From one white house to another
March 12, 2008
Dear President Bush,
How're things goin' in the White House? I, too, live in a white house, so I'm curious—how's this winter working for ya?
I know you're busy and all, but in case you need a line on some wool socks or flannel shirts and long johns, give me a call. If your White House is anything like my white house, you'll need plenty of those things to layer up with these days. While I'm no cowboy, I've noticed that the 'lumberjack' fashion statement isn't unlike the 'rancher' ensemble, so I'm sure you'd feel downright comfortable should you get a little chilly sometimes.

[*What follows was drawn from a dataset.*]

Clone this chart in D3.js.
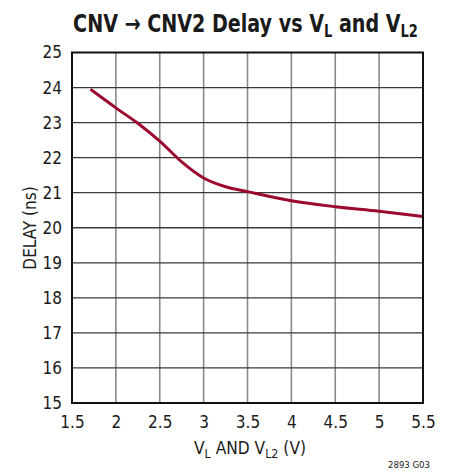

In my white house, the thermostat hasn't been turn-ed up from the 62 degree mark once this year. Well, maybe once when I was really freezing and battling a cold I went out on a limb and cranked the sucker up to 65. Can you relate? I mean my little white house is just 1,300 square feet so I can't even begin to imagine how darned difficult it must be to stay warm in your huge White House.
So if you're lookin' for some commiseration these days when you're popularity is in the toilet, let's meet at the wailing wall. I know what it's like to be unpopular because of a job. Really.
Well, back to the white house. Unlike you, I'm only home a few hours each day, so I don't have to worry about the 62 degree thing for very long. I layer up, dive under the covers and leave the next day. I can't imagine how bad it would be if I had to be at my white house all the time this winter like you do.
Even still—and with the 62 degrees and all—I ran out of fuel oil. I sincerely hope you haven't run out of heat at your White House this winter.
I know you know what fuel oil is, but you're probably not "aware of" what's happening with it these days.
Running out of fuel oil ain't no thing. It happens to a lot of folks. From what I hear it's happening more and more these days, because people around here (no matter what color their houses are) can't seem to scratch up enough money to stay on top of the bills. You know how it is, right? Well, maybe not. You might not be "aware of" it. But every time I turn on the tube or pick up a newspaper I'm hearing all about folks like me.
I mean the last time the delivery guy came to my white house—January 28—he gave me the minimum amount required for a run: 150 gallons. Just in case you "weren't aware of it," the bill was $475. One month and three days later I was completely out of fuel. Bet that happens all the time in a big old place like yours.
Well, after a few days of burning wood to stay warm, the delivery guy came out again. He does that even though I haven't paid my last heating bill. It's the way things are around these parts—everyone is in the same boat. Still, people find a way to be generous and trusting and good—something you may have grown a little unfamiliar with what with all your years in politics.
Well, to get to the point and just so you're "aware of it," yesterday's delivery of 150 gallons now costs $530. I can only imagine what the bills at the White House must be!
It's enough to keep you awake at night. I mean I've lost quite a few hours with the whole mind-racing-tossing-turning-stressed-out-wheel-spinning-wondering how-I'm-gonna-pay-my-bills. It's bad, for sure, but at least I don't have to dwell on starting a quagmire of a war that's cost way more than $530 and priceless, irreplacable human lives. Getting a little shuteye for you must really be a challenge. Was it one of those nights that you came up with the "economic stimulus" tax rebate idea? Maybe sleep deprivation does pay off. I'm sure after just a few more weeks I'll come up with some sort of grand plan, too! Wish me luck!
I just sure hope it doesn't involve driving anywhere, what with the price of gas these days. I know it was news to you and I can really relate to the shock factor of it, but the $4 a gallon prediction that you weren't "aware of," seems to be becoming a reality. Just giving ya fair warning next time you pull up to the pumps, you know, to make you "aware" of things.
Anyhow, I just wanted to send you a quick note to let you know how much I'm thinking of you. Living in a White House can be a #*@!%, I know.
Well, it's almost spring. I can't believe I'm saying this, but I can't wait til November.
P.S. Drop me a line if you ever visit reality. I promise to write back.